- No More Sunsets: The Last Days of a Meth Addict
- Directed by: Chip Rossetti
- Written by: Chip Rossetti
- Starring: Shawn Bridges
- Distributed by: Rossetti Productions
- Release date: March 12, 2006;
- Running time: 29 minutes
- Country: United States
- Language: English

= No More Sunsets =

No More Sunsets is a 2006 American short documentary film starring former trucker Shawn Bridges and filmed by Chip Rosetti at the former's request.

The 29-minute black-and-white film presents a warning to children about the drug meth by way of an object lesson: the ravage of Bridges' long-time meth use and its effects on his family. At the time of filming Bridges was near-catatonic, bedridden with a catheter and a feeding tube, dying at the age of 34. His father was quoted as saying that he had the body of a 70- 80-old man.

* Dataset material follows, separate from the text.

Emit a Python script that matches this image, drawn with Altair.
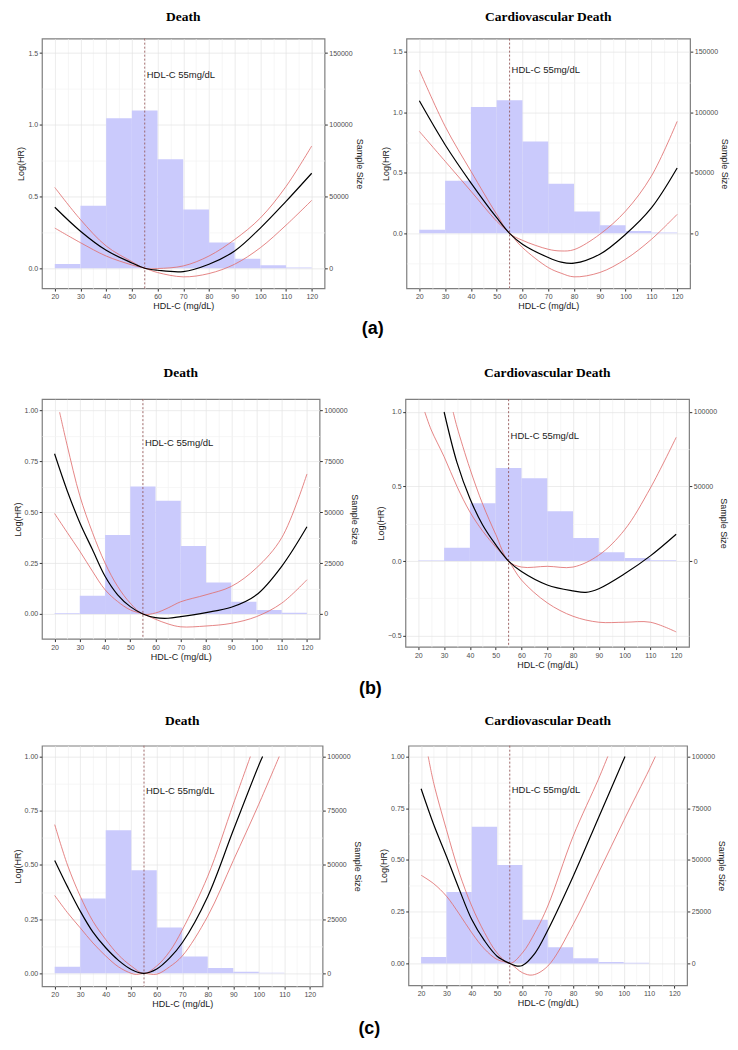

Shawn Bridges used meth for most of his adult life, suffering his first heart attack at the age of 26. By the time he eventually quit, it became clear that the damage done was lethal. He had intended the film to be shown at his local church; instead, it sparked international attention and media coverage. Bridges died in late March 2007, aged 35. At the time, Rosetti stated that he had sold 500-600 copies and was planning on a sequel.